The Evolving Challenge of Digital Competency Management
After massive pandemic-induced losses and extended factory shutdowns, there has been a lot of talk about digitalization within the industrial sector out of sudden necessity—with more and more firms outlining actions for improved digital competency.
Yet without in-house digital, technical, and analytics know-how, handling competency management is often a vexing problem.
Many of the organizations that succeeded in the development of core digital competencies turned to third-party assistance and tools. Competence management systems provide a detailed view of individual competency levels within the organization, enabling industry players to:
- Develop customized frameworks of competence standards
- Build competency profiles suited for driving organizational change
- Track, analyze, and report on competency gaps
- Identify the resources required to support competency development
- Implement targeted learning plans for building digital competency
Typically, competence management systems support firms in developing, managing, and maintaining the competencies of their employees. But organizations can also receive ongoing assistance in building competency-based training plans to ensure that the individual competence of industrial workers continuously contributes to the success of their digital transformation efforts.
The Growing Need of Becoming More Digitally Competent
Being digitally competent is a key impetus for the successful transformation of industrial firms.
Digital competencies are presently among the most important determinants of service quality and customer excellence. Research-backed studies encourage the shift to digital-first capabilities, confirming that those who “adopt digital-first competency—fast!—are disrupting companies moving slowly towards digital transformation.”

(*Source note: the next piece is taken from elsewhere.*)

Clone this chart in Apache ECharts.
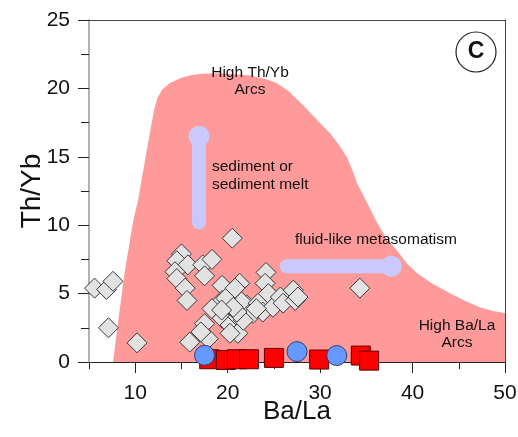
<!DOCTYPE html>
<html>
<head>
<meta charset="utf-8">
<script src="https://cdn.jsdelivr.net/npm/echarts@6/dist/echarts.min.js"></script>
<style>
html,body{margin:0;padding:0;background:#fff}
#chart{width:518px;height:437px}
</style>
</head>
<body>
<div id="chart"></div>
<script>
// Axis ticks
const xTickLabels = [10, 20, 30, 40, 50];
const xMinorTicks = [5, 15, 25, 35, 45];
const yTickLabels = [0, 5, 10, 15, 20, 25];

// Outline of the arc field (Ba/La, Th/Yb)
const arcField = [
  [7.6, 0], [8.17, 3.05], [8.89, 6.7], [9.8, 10.36], [10.3, 11.8], [11.06, 14.75],
  [11.6, 16.8], [12.03, 18.4], [12.4, 19.3], [12.9, 19.9], [13.76, 20.4], [14.84, 20.75],
  [15.9, 20.95], [17.0, 21.05], [18.5, 21.1], [20.5, 21.05], [22.4, 20.95], [24.0, 20.7],
  [25.3, 20.4], [26.6, 19.8], [28.4, 18.6], [29.8, 17.6], [31.1, 16.7], [32.1, 15.8],
  [32.9, 14.97], [33.5, 14.0], [34.0, 13.06], [35.1, 11.6], [36.2, 10.15], [37.2, 9.0],
  [38.3, 8.17], [39.4, 7.2], [40.5, 6.49], [42.2, 5.7], [44.05, 5.03], [45.7, 4.45],
  [47.3, 4.0], [48.6, 3.75], [50, 3.57], [50, 0]
];

// Trend arrows
const sedimentArrow = [[16.9, 10.2], [16.9, 16.5]];
const fluidArrow = [[26.4, 7.0], [37.7, 7.0]];

// Samples: grey diamonds
const diamondPoints = [
  [5.6, 5.4], [6.9, 5.3], [7.6, 5.9], [7.1, 2.5], [10.2, 1.4],
  [15.0, 7.9], [14.5, 7.4], [15.7, 7.1], [17.3, 7.1], [18.3, 7.5],
  [14.3, 6.6], [17.5, 6.3], [14.5, 6.1], [15.4, 5.4], [15.6, 4.5],
  [20.5, 9.05], [19.4, 5.6], [21.3, 5.75], [19.4, 4.5], [18.3, 3.9],
  [19.4, 3.2], [17.5, 2.8], [20.25, 2.7], [21.1, 3.3], [21.1, 2.1],
  [20.25, 2.1], [17.9, 1.7], [15.9, 1.45], [17.1, 2.2], [22.1, 4.15],
  [22.75, 3.55], [21.5, 4.4], [23.3, 4.3], [23.8, 3.65], [21.7, 3.05],
  [21.0, 3.65], [24.15, 6.55], [24.05, 5.75], [24.4, 5.0], [24.9, 4.0],
  [25.7, 4.75], [26.0, 4.3], [27.1, 5.25], [27.3, 4.5], [27.6, 4.75],
  [34.3, 5.4], [23.1, 3.9], [19.8, 4.65], [20.8, 5.4], [20.6, 4.0],
  [19.35, 3.8]
];

// Samples: red squares
const squarePoints = [
  [18.0, 0.2], [19.8, 0.15], [21.0, 0.2], [22.3, 0.2],
  [25.0, 0.3], [29.9, 0.18], [34.4, 0.47], [35.3, 0.1]
];

// Samples: blue circles
const circlePoints = [[17.5, 0.49], [27.5, 0.76], [31.8, 0.47]];

const font = "'Liberation Sans', Arial, sans-serif";
const chart = echarts.init(document.getElementById('chart'), null, { renderer: 'canvas' });

function arrowData(pts) {
  return pts.map((p, i) => i === pts.length - 1
    ? { value: p, symbol: 'circle', symbolSize: 21 }
    : { value: p, symbol: 'none' });
}

chart.setOption({
  animation: false,
  backgroundColor: '#fff',
  grid: { left: 89, top: 20, width: 416, height: 342, outerBoundsMode: 'none', containLabel: false },
  xAxis: [
    {
      type: 'value', min: 5, max: 50, interval: 5,
      name: 'Ba/La', nameLocation: 'middle', nameGap: 37, nameMoveOverlap: false,
      nameTextStyle: { fontFamily: font, fontSize: 26, color: '#111' },
      axisLine: { show: true, lineStyle: { color: '#222', width: 1 } },
      axisTick: { show: true, customValues: xTickLabels, length: 11, lineStyle: { color: '#222' } },
      axisLabel: { customValues: xTickLabels, fontFamily: font, fontSize: 21, color: '#111', margin: 21 },
      splitLine: { show: false }
    },
    {
      type: 'value', min: 5, max: 50, interval: 5, position: 'bottom',
      axisLine: { show: false },
      axisTick: { show: true, customValues: xMinorTicks, length: 7, lineStyle: { color: '#222' } },
      axisLabel: { show: false },
      splitLine: { show: false }
    },
    {
      type: 'value', min: 5, max: 50, position: 'top',
      axisLine: { show: true, lineStyle: { color: '#444', width: 1 } },
      axisTick: { show: false }, axisLabel: { show: false }, splitLine: { show: false }
    }
  ],
  yAxis: [
    {
      type: 'value', min: 0, max: 25, interval: 5,
      name: 'Th/Yb', nameLocation: 'middle', nameGap: 43, nameMoveOverlap: false,
      nameTextStyle: { fontFamily: font, fontSize: 28, color: '#111' },
      axisLine: { show: true, lineStyle: { color: '#999', width: 1.5 } },
      axisTick: { show: true, length: 11, lineStyle: { color: '#222' } },
      minorTick: { show: true, splitNumber: 2, length: 8, lineStyle: { color: '#222' } },
      axisLabel: { fontFamily: font, fontSize: 21, color: '#111', margin: 19 },
      splitLine: { show: false }
    },
    {
      type: 'value', min: 0, max: 25, position: 'right',
      axisLine: { show: true, lineStyle: { color: '#444', width: 1 } },
      axisTick: { show: false }, axisLabel: { show: false }, splitLine: { show: false }
    }
  ],
  series: [
    {
      type: 'custom',
      name: 'Arc field',
      data: [0],
      silent: true,
      z: 1,
      renderItem: function (params, api) {
        const pts = arcField.map(p => api.coord(p));
        return { type: 'polygon', shape: { points: pts }, style: { fill: '#ff9a9a' } };
      }
    },
    {
      type: 'line', name: 'sediment', data: arrowData(sedimentArrow), z: 2,
      lineStyle: { color: '#c9c9fd', width: 14, cap: 'round' },
      itemStyle: { color: '#c9c9fd' }, silent: true
    },
    {
      type: 'line', name: 'fluid', data: arrowData(fluidArrow), z: 2,
      lineStyle: { color: '#c9c9fd', width: 14, cap: 'round' },
      itemStyle: { color: '#c9c9fd' }, silent: true
    },
    {
      type: 'scatter', name: 'diamonds', data: diamondPoints, z: 3,
      symbol: 'diamond', symbolSize: 20,
      itemStyle: { color: '#e2e2e2', borderColor: '#3a3a3a', borderWidth: 1, opacity: 1 }
    },
    {
      type: 'scatter', name: 'squares', data: squarePoints, z: 4,
      symbol: 'rect', symbolSize: 19,
      itemStyle: { color: '#ff0000', borderColor: '#5a0000', borderWidth: 1, opacity: 1 }
    },
    {
      type: 'scatter', name: 'circles', data: circlePoints, z: 5,
      symbol: 'circle', symbolSize: 20,
      itemStyle: { color: '#6699ff', borderColor: '#33406a', borderWidth: 1, opacity: 1 }
    }
  ],
  graphic: [
    { type: 'text', x: 250, y: 64, z: 10, style: { text: 'High Th/Yb\nArcs', align: 'center', font: '15.5px ' + font, lineHeight: 17, fill: '#111' } },
    { type: 'text', x: 212, y: 158, z: 10, style: { text: 'sediment or\nsediment melt', align: 'left', font: '15.5px ' + font, lineHeight: 18, fill: '#111' } },
    { type: 'text', x: 295, y: 232, z: 10, style: { text: 'fluid-like metasomatism', align: 'left', font: '15.5px ' + font, fill: '#111' } },
    { type: 'text', x: 457, y: 317, z: 10, style: { text: 'High Ba/La\nArcs', align: 'center', font: '15.5px ' + font, lineHeight: 17, fill: '#111' } },
    { type: 'circle', z: 10, shape: { cx: 476, cy: 52, r: 20 }, style: { fill: '#fff', stroke: '#222', lineWidth: 1.2 } },
    { type: 'text', z: 11, x: 476, y: 52, style: { text: 'C', align: 'center', verticalAlign: 'middle', font: 'bold 23px ' + font, fill: '#111' } }
  ]
});
</script>
</body>
</html>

Today, e-learning technology provides a strong worker management capability—and amid renewed COVID-19 lockdowns, industry players tend to move away from in-person training to build competencies online while keeping workers safe from virus exposure.
Technology-enabled learning is becoming an indispensable tool for building digital capability as it makes training accessible while routinely tracking and managing the progress of employees in acquiring more advanced competencies. Many are therefore raising questions about setting up a digital-first competency framework to the detriment of a blended digital-analog process. Mariam Lochoshvili, Marketing Manager EMEA at Sensata Technologies, touched upon this topic at Copperberg’s Aftermarket Virtual Summit—observing that the question is not digital or in-person training, but what is the required ratio between virtual and in-person learning experiences.
Firms finding their balance between digital learning and conventional training activities will be one step closer to advancing their long-sought goals of building workforce capability for digital transformation success.